Saul Hudson better known as Slash, the former lead guitarist of Guns N’ Roses (and later Snakepit and Velvet Revolver) is following in the footsteps of fellow rocker Rob Zombie and expanding his creative talents into the horror genre. The critically recognized guitarist (ranked him #2 on its list of the “10 Best Electric Guitar Players of All-Time”) announced at Sundance that he has launched a film production company, aptly called Slasher Films, and that he already has several projects in development.
Slash recently told Inside Movies that the has “four really great scripts” and that his film company will “go into production with one right after another starting with a film titled Nothing To Fear.
Here is what he had to say to Inside Movies starting with his description of Nothing to Fear:
“It’s a really well-written demon story. It’s basically about a God-fearing Christian family who gets relocated to a small town in Kansas called Stull, which unbenownst to them happens to be one of the seven gateways to hell, and they’ve been lured there for an annual sacrifice [the townfolk] do for the demon that appears every year to satiate his bloodlust — otherwise he goes on a rampage. The ironic thing is that Stull is a real town that has this Internet folklore: It actually is supposed to be one of the gateways to hell, and the Pope won’t fly over it. I looked it up and was blown away.”
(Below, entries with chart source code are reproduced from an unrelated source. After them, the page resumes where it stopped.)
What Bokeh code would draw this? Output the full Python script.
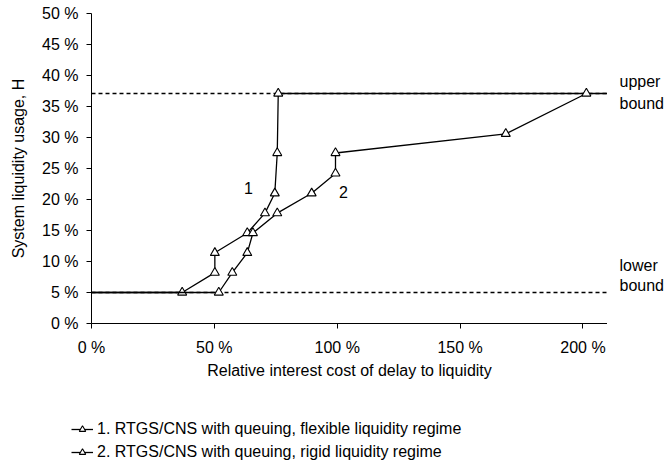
from bokeh.plotting import figure
from bokeh.layouts import column, row
from bokeh.models import Range1d, FixedTicker, Label, Legend, LegendItem
from bokeh.embed import file_html
from bokeh.resources import INLINE

# ---- data ----
s1_name = "1. RTGS/CNS with queuing, flexible liquidity regime"
s1_x = [0, 36.9, 50.2, 50.2, 63.4, 70.6, 74.6, 75.6, 76.0, 210]
s1_y = [5, 5, 8.2, 11.4, 14.6, 17.8, 21.0, 27.5, 37.1, 37.1]

s2_name = "2. RTGS/CNS with queuing, rigid liquidity regime"
s2_x = [0, 51.8, 57.3, 63.4, 65.7, 75.6, 89.6, 99.3, 99.3, 168.6, 201.4]
s2_y = [5, 5, 8.2, 11.4, 14.6, 17.8, 21.0, 24.2, 27.5, 30.6, 37.1]

upper_bound = 37.1
lower_bound = 5
bound_labels = [("upper", 39.0), ("bound", 35.5), ("lower", 9.4), ("bound", 6.2)]
series_labels = [("1", 63.9, 21.8), ("2", 102.5, 21.2)]

x_ticks = [0, 50, 100, 150, 200]
x_tick_labels = ["0 %", "50 %", "100 %", "150 %", "200 %"]
y_ticks = [0, 5, 10, 15, 20, 25, 30, 35, 40, 45, 50]
y_tick_labels = ["0 %", "5 %", "10 %", "15 %", "20 %", "25 %", "30 %", "35 %", "40 %", "45 %", "50 %"]

x_title = "Relative interest cost of delay to liquidity"
y_title = "System liquidity usage, H"

FONT = "Liberation Sans"
FS = "16px"

yr = Range1d(0, 50)
p = figure(width=607, height=385, output_backend="svg", toolbar_location=None,
           x_range=Range1d(0, 210), y_range=yr,
           min_border_left=91, min_border_right=0, min_border_top=13, min_border_bottom=62)
p.outline_line_color = None
p.xgrid.visible = False
p.ygrid.visible = False

for ax, ticks, labels in ((p.xaxis[0], x_ticks, x_tick_labels), (p.yaxis[0], y_ticks, y_tick_labels)):
    ax.ticker = FixedTicker(ticks=ticks)
    ax.major_label_overrides = {t: l for t, l in zip(ticks, labels)}
    ax.minor_tick_line_color = None
    ax.major_tick_in = 0
    ax.major_tick_out = 5
    ax.axis_line_color = "black"
    ax.major_tick_line_color = "black"
    ax.major_label_text_font = FONT
    ax.major_label_text_font_size = FS
    ax.major_label_text_color = "black"
    ax.axis_label_text_font = FONT
    ax.axis_label_text_font_size = FS
    ax.axis_label_text_font_style = "normal"
    ax.axis_label_text_color = "black"

p.xaxis[0].major_label_standoff = 10
p.xaxis[0].axis_label = x_title
p.xaxis[0].axis_label_standoff = 3
p.yaxis[0].major_label_standoff = 8
p.yaxis[0].axis_label = y_title
p.yaxis[0].axis_label_standoff = 12

for lvl in (upper_bound, lower_bound):
    p.line([p.x_range.start, p.x_range.end], [lvl, lvl],
           line_color="black", line_width=1.3, line_dash="4 3")

style_line = dict(line_color="black", line_width=1.3)
style_mark = dict(marker="triangle", size=9, fill_color="white", line_color="black", line_width=1.1)

p.line(s1_x, s1_y, **style_line)
p.scatter(s1_x[1:-1], s1_y[1:-1], **style_mark)
p.line(s2_x, s2_y, **style_line)
p.scatter(s2_x[1:], s2_y[1:], **style_mark)

for txt, x, y in series_labels:
    p.add_layout(Label(x=x, y=y, text=txt, text_font=FONT, text_font_size=FS,
                       text_align="center", text_baseline="middle", text_color="black"))

# right-hand panel for bound labels (shares the y scale)
r = figure(width=62, height=385, output_backend="svg", toolbar_location=None,
           x_range=Range1d(0, 1), y_range=yr,
           min_border_left=0, min_border_right=0, min_border_top=13, min_border_bottom=62)
r.axis.visible = False
r.grid.visible = False
r.outline_line_color = None
for txt, y in bound_labels:
    r.add_layout(Label(x=12, x_units="screen", y=y, text=txt, text_font=FONT, text_font_size=FS,
                       text_align="left", text_baseline="middle", text_color="black"))

# legend panel (series drawn here fall outside its 0..1 y range, so only the legend shows)
lg = figure(width=669, height=86, output_backend="svg", toolbar_location=None,
            x_range=Range1d(0, 1), y_range=Range1d(0, 1),
            min_border_left=0, min_border_right=0, min_border_top=0, min_border_bottom=0)
lg.axis.visible = False
lg.grid.visible = False
lg.outline_line_color = None
gl1 = lg.line(s1_x, s1_y, **style_line)
gm1 = lg.scatter(s1_x[1:-1], s1_y[1:-1], **style_mark)
gl2 = lg.line(s2_x, s2_y, **style_line)
gm2 = lg.scatter(s2_x[1:], s2_y[1:], **style_mark)
legend = Legend(items=[LegendItem(label=s1_name, renderers=[gl1, gm1]),
                       LegendItem(label=s2_name, renderers=[gl2, gm2])],
                location=(71, 9), orientation="vertical",
                label_text_font=FONT, label_text_font_size=FS, label_text_color="black",
                glyph_width=22, glyph_height=16, label_height=20, label_standoff=4,
                spacing=3, padding=0, margin=0,
                border_line_color=None, background_fill_alpha=0)
lg.add_layout(legend)

layout = column(row(p, r, spacing=0), lg, spacing=0)
open("out.html", "w").write(file_html(layout, INLINE))
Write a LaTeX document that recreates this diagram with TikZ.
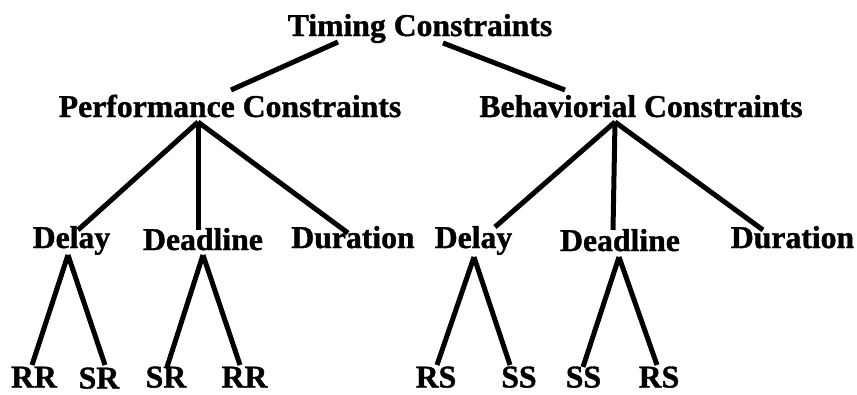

“There’s another script called Theorem that’s about a mathematician who figures out the equation for evil and then, of course, there’s the hell that comes along with it. Then there’s another one called Wake the Dead, which is basically a modern, young Frankenstein story about a brilliant college student who’s discovered how to animate dead tissue — but he’s a teenager so he goes overboard. The last one is The Other Kingdom, which is about a big metropolitan hospital where the patients are overcome by an epidemic that turns them into these savage killing zombie types and the staff gets stuck in there with them.”
“We want to recapture the quality of horror like they made them in the ’70s, horror where you care about the characters and story. With Wake the Dead, Jay Russell, Slash and I hope to make a horror movie that sticks with you long after you’ve seen it.”
“When Jay and I met with Slash we immediately connected on our love of horror and the way we wanted to see horror films made. I never dreamed in a million years I’d get to meet Slash, let alone work with him. I’m thrilled. Thanks so much man!”